Libertarian candidate pounces on Paul's withdrawal
Johnson, the former two-term Republican governor of New Mexico, was the 2012 presidential nominee for the Libertarian Party who received almost 1.3 million votes nationwide. He is a leading contender to represent the party again this year after its May nominating convention.
He announced in a statement that Paul was “the latest to find that there is no room for the Liberty Movement in today’s Republican nomination process” and told Paul supporters “there is no voice remaining to challenge failed military interventions, mass surveillance of Americans by their government, or [push for] real cuts in the size and cost of government.”
Johnson asserted that Paul’s departure “leaves a great many voters, especially among America’s youth, without a home in the two ‘major parties.’ To them I say, come be Libertarian with me.”
However, some of them may stick with the GOP. Before the Wednesday announcement, both Sen. Ted Cruz and billionaire New Hampshire front-runner Donald Trump had also made appeals to Paul supporters. AMI Newswire put the question to Johnson Wednesday: why should those voters back you instead?
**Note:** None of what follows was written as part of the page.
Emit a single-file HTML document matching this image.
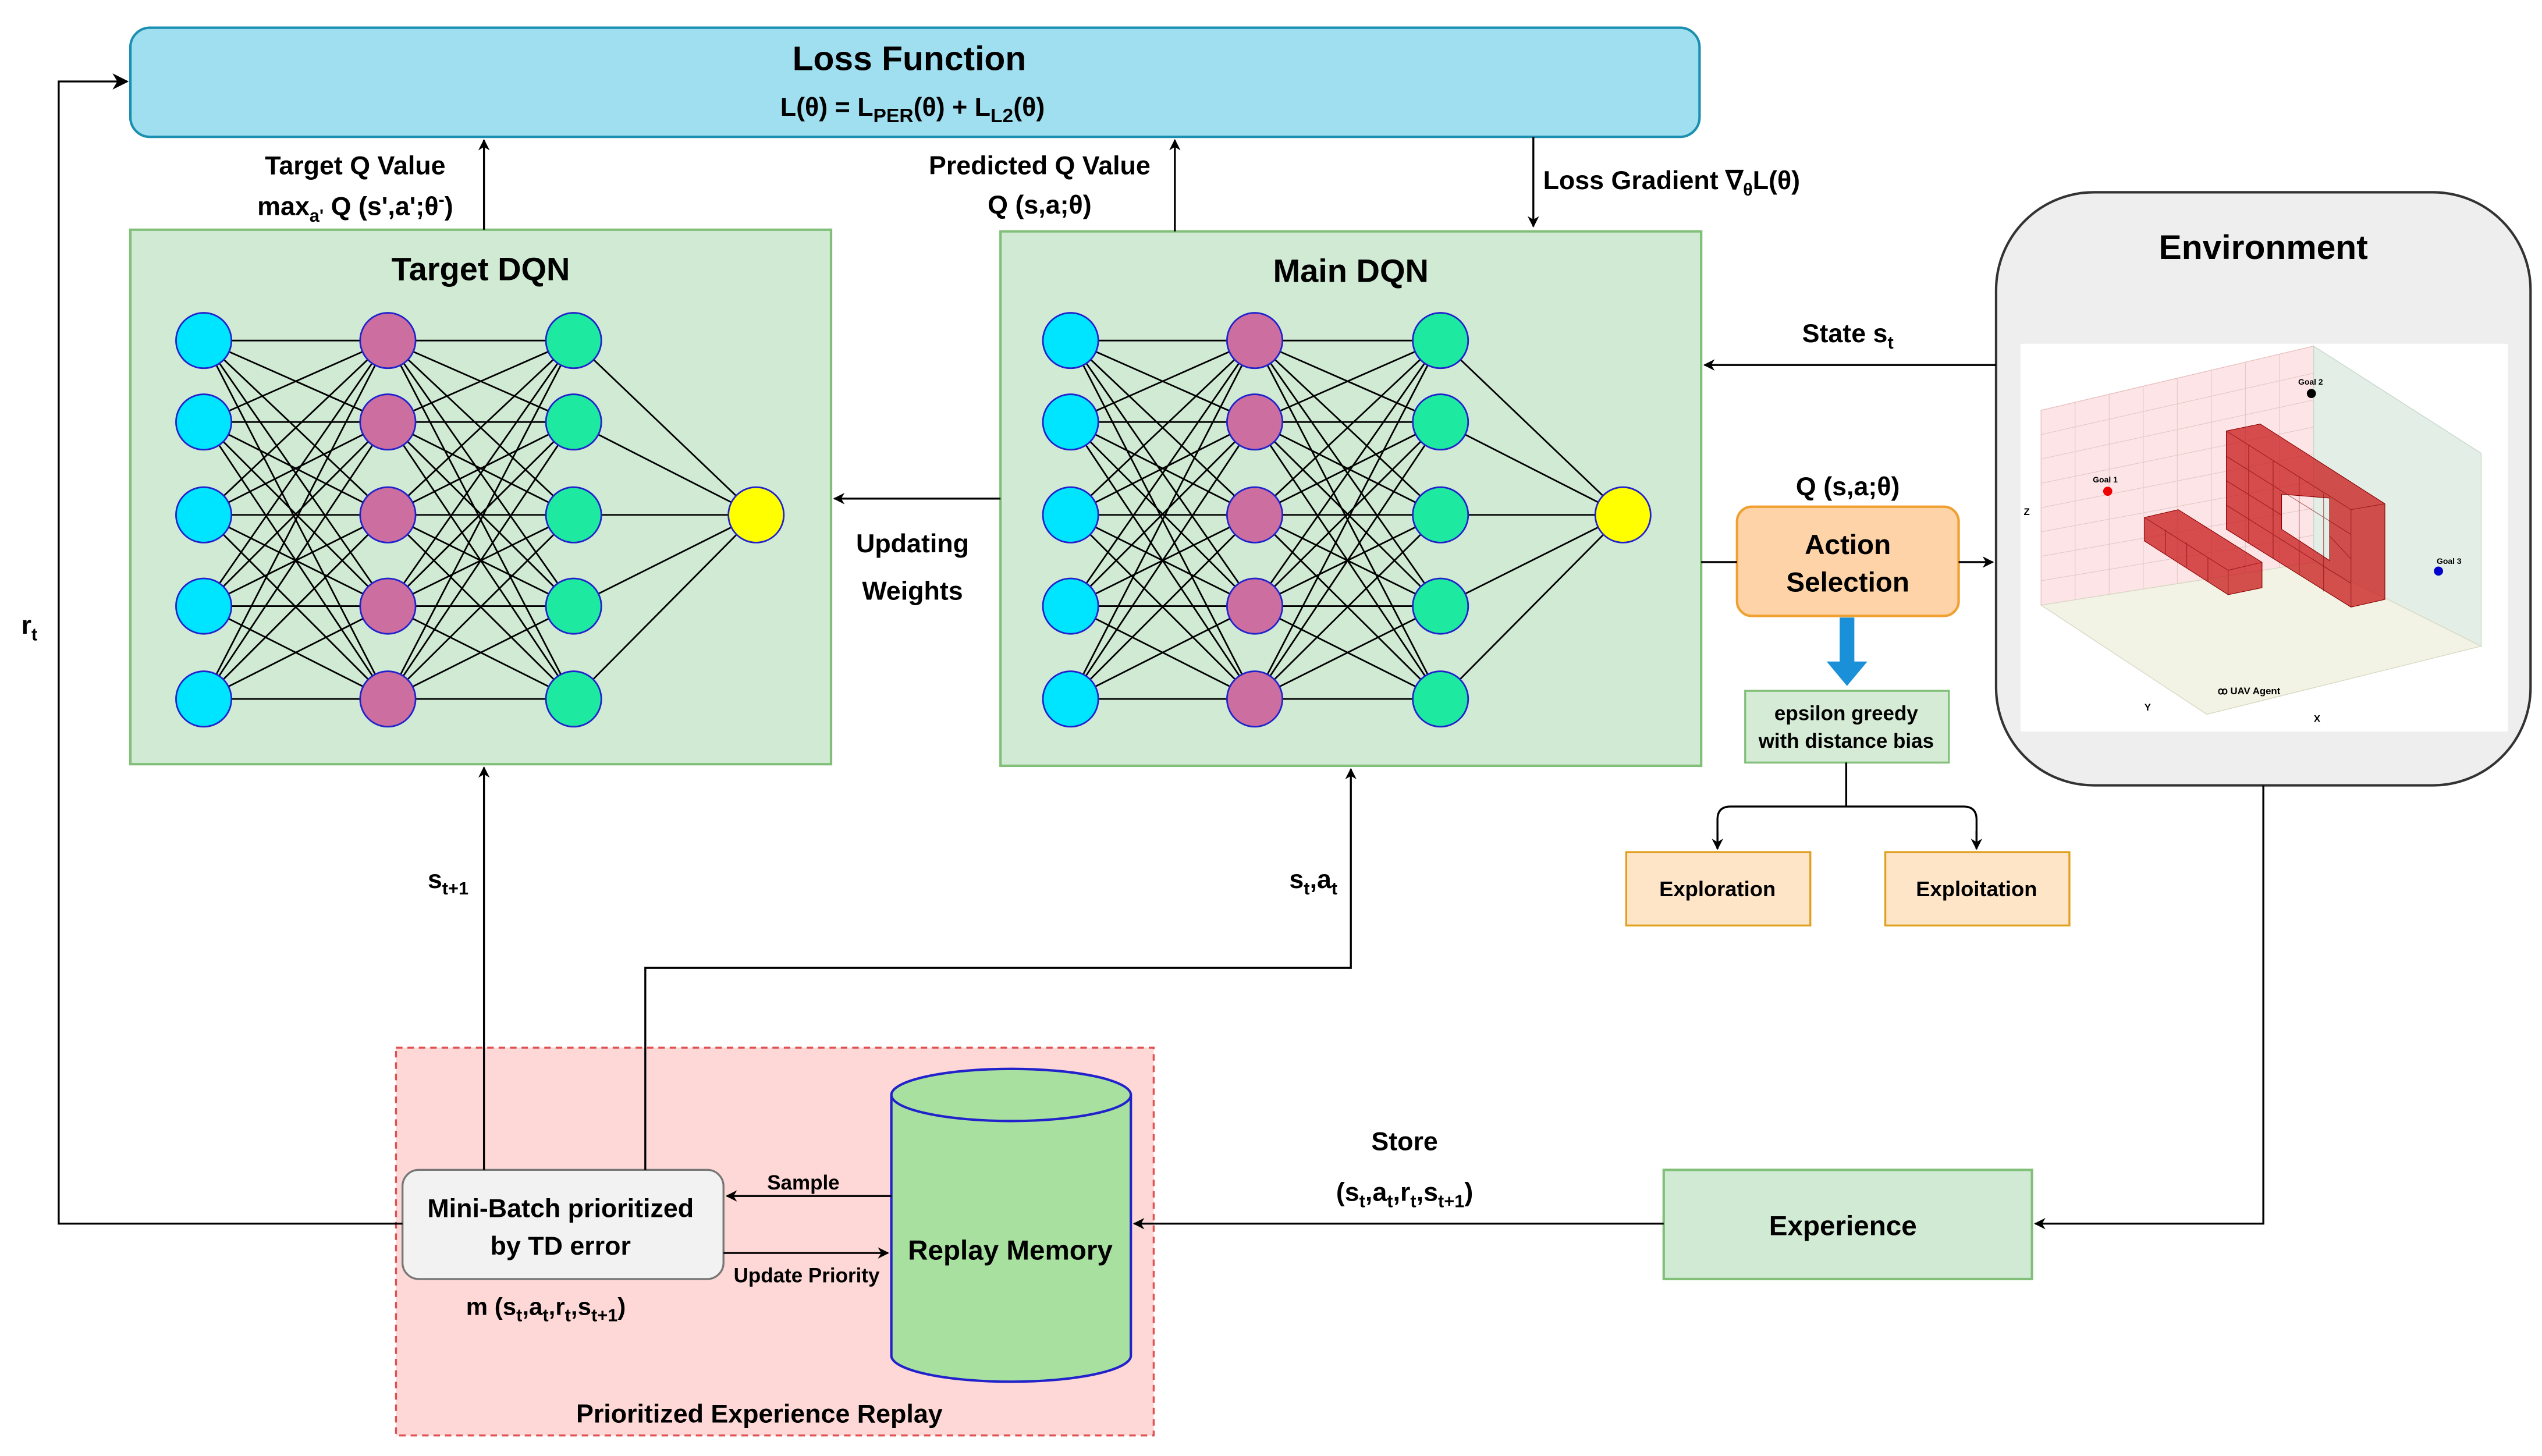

“Neither Ted Cruz nor Donald Trump are even remotely libertarian. Sen. Cruz just won Iowa by appealing to social conservatives who would put the federal government squarely in American bedrooms, turn back marriage equality and 'carpet bomb' the Middle East. Donald Trump would ban immigrants on the basis of religion, impose anti-free market tariffs, and undoubtedly grow government,” Johnson told AMI.
“Yes,” Johnson admitted, “they are today running around pretending to be libertarian, but that will last only until the polls close in New Hampshire.”
One reason Paul supporters might back someone other than Johnson is that Johnson and Paul do not always line up on the issues. This Johnson readily admits. He blames some of that on GOP politicking.
“Sen. Paul ran into the Republican establishment buzz saw. I know how that feels. But the result, for him, was nuanced positions on, for example, marriage equality, drug policy, and immigration that, to me, are not nuanced,” said the gay marriage-supporting, and admitted pot smoking Johnson.
But there are also honest and wide differences of opinion that might affect who voters back. “Like his father” Ron Paul, Rand is “opposed to a woman's right to choose,” Johnson said.
The former governor didn’t want to leave the impression that he only picks nits with Paul. He praised the Kentucky senator’s “courage to advocate the basic principles of liberty, stand up to the surveillance lobby, and call for real reductions in the size and cost of government.” He also said he looks forward to Paul’s work in the Senate on behalf of “small government and greater freedom.”
As for his own party’s nomination, Johnson admitted that there are currently “a number of candidates” for the Libertarian Party, or LP. He declined to call out any out by name but says this will be no rubber stamp.
“I will have to earn the nomination. I expect the competition to be brisk at the nominating convention in May, but fully expect to prevail and carry the Liberty message for the LP,” Johnson said.
Whether he can convince a great number of Paul voters to buy into the messenger remains to be seen.